I don’t actually care what the jihadists, insurrectionists, Hamas, Hezbollah, the Islamic jihadists, or the al-Aqsa Martyrs Brigade thinks of us. I do not give one rat’s ass what they think of us. I cannot imagine anyone else does, either.
Certainly our military doesn’t. Nor should they. As has been famously said, the military exists to accomplish two jobs: kill people, and break things. That’s what an army exists for. That’s what they do. And they don’t much concern themselves, nor should they, with what their enemies might think of this.
Because, you see Mikey, these people you’re worried about offending: they are our enemy. The true believers among them are in fact everyone’s enemy. Their world view is that until the entire planet is Islamic, they’re at war with everyone. They will allow themselves to commit any atrocity in the name of this world view.
So go over there and meet with them, Mikey. Talk about the problems their religion’s causing from one end of the planet to the other. They seem to be the problem here, old Mikey – get them to knock it off.
Christianity, Judaism; they don’t go in for killing everyone who refuses to convert. Islam does. Cheerfully.
And Mikey sees us as the problem?
How you got through the Air Force Academy I don’t know Mikey, but stick to flying. Thinking is not your oeuvre.
The Left under the mantra of ‘multi culturalism’, among other inventions, has sought to foment religious strife in America.

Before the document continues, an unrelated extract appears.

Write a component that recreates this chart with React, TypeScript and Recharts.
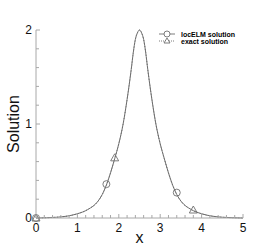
import {
  ComposedChart,
  Line,
  Scatter,
  XAxis,
  YAxis,
  Legend,
} from "recharts";

// curve
const xs = [
  0, 0.25, 0.5, 0.75, 1.0, 1.25, 1.5, 1.6, 1.7, 1.8, 1.9, 2.0, 2.1, 2.2, 2.3, 2.35, 2.4, 2.45,
  2.5, 2.55, 2.6, 2.65, 2.7, 2.8, 2.9, 3.0, 3.1, 3.2, 3.3, 3.4, 3.5, 3.75, 4.0, 4.25, 4.5, 4.75,
  5.0,
];
const locElmValues = [
  0, 0.003, 0.008, 0.02, 0.045, 0.09, 0.18, 0.25, 0.35, 0.48, 0.63, 0.79, 0.99, 1.26, 1.58, 1.76,
  1.9, 1.97, 2.0, 1.97, 1.9, 1.76, 1.58, 1.26, 0.99, 0.79, 0.63, 0.48, 0.35, 0.25, 0.18, 0.09,
  0.045, 0.02, 0.008, 0.003, 0,
];
const exactValues = [
  0, 0.003, 0.008, 0.02, 0.045, 0.09, 0.18, 0.25, 0.35, 0.48, 0.63, 0.79, 0.99, 1.26, 1.58, 1.76,
  1.9, 1.97, 2.0, 1.97, 1.9, 1.76, 1.58, 1.26, 0.99, 0.79, 0.63, 0.48, 0.35, 0.25, 0.18, 0.09,
  0.045, 0.02, 0.008, 0.003, 0,
];

// marker positions
const locElmMarkX = [0, 1.7, 3.4];
const locElmMarkY = [0, 0.36, 0.27];
const exactMarkX = [0, 1.9, 3.8];
const exactMarkY = [0, 0.64, 0.085];

const xTicks = [
  0, 0.2, 0.4, 0.6, 0.8, 1, 1.2, 1.4, 1.6, 1.8, 2, 2.2, 2.4, 2.6, 2.8, 3, 3.2, 3.4, 3.6, 3.8, 4,
  4.2, 4.4, 4.6, 4.8, 5,
];
const yTicks = [0, 0.2, 0.4, 0.6, 0.8, 1, 1.2, 1.4, 1.6, 1.8, 2];

const locElmLine = xs.map((x, i) => ({ x, y: locElmValues[i] }));
const exactLine = xs.map((x, i) => ({ x, y: exactValues[i] }));
const locElmMarks = locElmMarkX.map((x, i) => ({ x, y: locElmMarkY[i] }));
const exactMarks = exactMarkX.map((x, i) => ({ x, y: exactMarkY[i] }));

const CURVE = "#6e6e6e";
const AXIS = "#a8a8a8";
const FONT = "Liberation Sans, Arial, sans-serif";

function YTick(props: any) {
  const { x, y, payload } = props;
  const major = Number.isInteger(payload.value);
  return (
    <g>
      <line x1={x} x2={x + (major ? 4 : 3)} y1={y} y2={y} stroke={AXIS} />
      {major && (
        <text x={x - 4} y={y + 4} textAnchor="end" fontSize={12} fill="#111" fontFamily={FONT}>
          {payload.value}
        </text>
      )}
    </g>
  );
}

function XTick(props: any) {
  const { x, y, payload } = props;
  const major = Number.isInteger(payload.value);
  return (
    <g>
      <line x1={x} x2={x} y1={y} y2={y - (major ? 4 : 3)} stroke={AXIS} />
      {major && (
        <text x={x} y={y + 14} textAnchor="middle" fontSize={12} fill="#111" fontFamily={FONT}>
          {payload.value}
        </text>
      )}
    </g>
  );
}

function CircleMark(props: any) {
  const { cx, cy } = props;
  return <circle cx={cx} cy={cy} r={3.5} fill="none" stroke={CURVE} strokeWidth={0.9} />;
}

function TriangleMark(props: any) {
  const { cx, cy } = props;
  return (
    <path
      d={`M${cx},${cy - 4} L${cx + 4},${cy + 3} L${cx - 4},${cy + 3} Z`}
      fill="none"
      stroke={CURVE}
      strokeWidth={0.9}
    />
  );
}

function LegendBox() {
  return (
    <svg width={90} height={18} style={{ display: "block" }}>
      <line x1={1} x2={17} y1={5} y2={5} stroke={CURVE} strokeWidth={0.9} />
      <circle cx={9} cy={5} r={3} fill="#fff" stroke={CURVE} strokeWidth={0.9} />
      <text x={23} y={7.5} fontSize={7} fontWeight="bold" fill="#000" fontFamily={FONT}>
        locELM solution
      </text>
      <line x1={1} x2={17} y1={12} y2={12} stroke={CURVE} strokeWidth={0.9} strokeDasharray="1 1" />
      <path d="M9,9 L12,14 L6,14 Z" fill="#fff" stroke={CURVE} strokeWidth={0.9} />
      <text x={23} y={14.5} fontSize={7} fontWeight="bold" fill="#000" fontFamily={FONT}>
        exact solution
      </text>
    </svg>
  );
}

export default function App() {
  return (
    <div style={{ position: "absolute", left: 0, top: 0, width: 277, height: 246, background: "#fff" }}>
      <ComposedChart width={277} height={246} margin={{ top: 30, right: 34, bottom: 0, left: 0 }}>
        <XAxis
          dataKey="x"
          type="number"
          domain={[0, 5]}
          ticks={xTicks}
          interval={0}
          height={28}
          stroke={AXIS}
          tickLine={false}
          tickSize={0}
          tickMargin={0}
          tick={<XTick />}
          label={{
            value: "x",
            position: "insideBottom",
            offset: 3,
            fontSize: 16,
            fill: "#111",
            fontFamily: FONT,
          }}
        />
        <YAxis
          dataKey="y"
          type="number"
          domain={[0, 2]}
          ticks={yTicks}
          interval={0}
          width={36}
          stroke={AXIS}
          tickLine={false}
          tickSize={0}
          tickMargin={0}
          tick={<YTick />}
          label={{
            value: "Solution",
            angle: -90,
            position: "center",
            dx: -5,
            fontSize: 16,
            fill: "#111",
            fontFamily: FONT,
          }}
        />
        <Legend
          layout="horizontal"
          verticalAlign="middle"
          align="center"
          content={() => <LegendBox />}
          wrapperStyle={{ left: 158, top: 29, width: 90 }}
        />
        <Line
          data={locElmLine}
          dataKey="y"
          name="locELM solution"
          type="monotone"
          stroke={CURVE}
          strokeWidth={1}
          dot={false}
          isAnimationActive={false}
        />
        <Line
          data={exactLine}
          dataKey="y"
          name="exact solution"
          type="monotone"
          stroke={CURVE}
          strokeWidth={1}
          strokeDasharray="1 2"
          dot={false}
          isAnimationActive={false}
        />
        <Scatter data={locElmMarks} dataKey="y" shape={<CircleMark />} isAnimationActive={false} />
        <Scatter data={exactMarks} dataKey="y" shape={<TriangleMark />} isAnimationActive={false} />
      </ComposedChart>
    </div>
  );
}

The ACLU regards it as a primary goal.
When we all fight each other over which faith is –over rated, –under respected, –garnering special privilege, we increase the possibility that we ‘will hang separately’ for today’s enemy, Islamic fascists.
(Is Benjamin Franklin the author of that quote? I have read an anecdote where John Hancock indeed joked with another Signer about the size of their respective necks should the British catch either.)
Religous tolerance is a historical strength of this country. We don’t need those who attack it. Mikey W. is one such.
Commenter McSorley makes excellent points. HOw many persecuted minorities found home and freedom in America over the centuries. It’s part of our pride.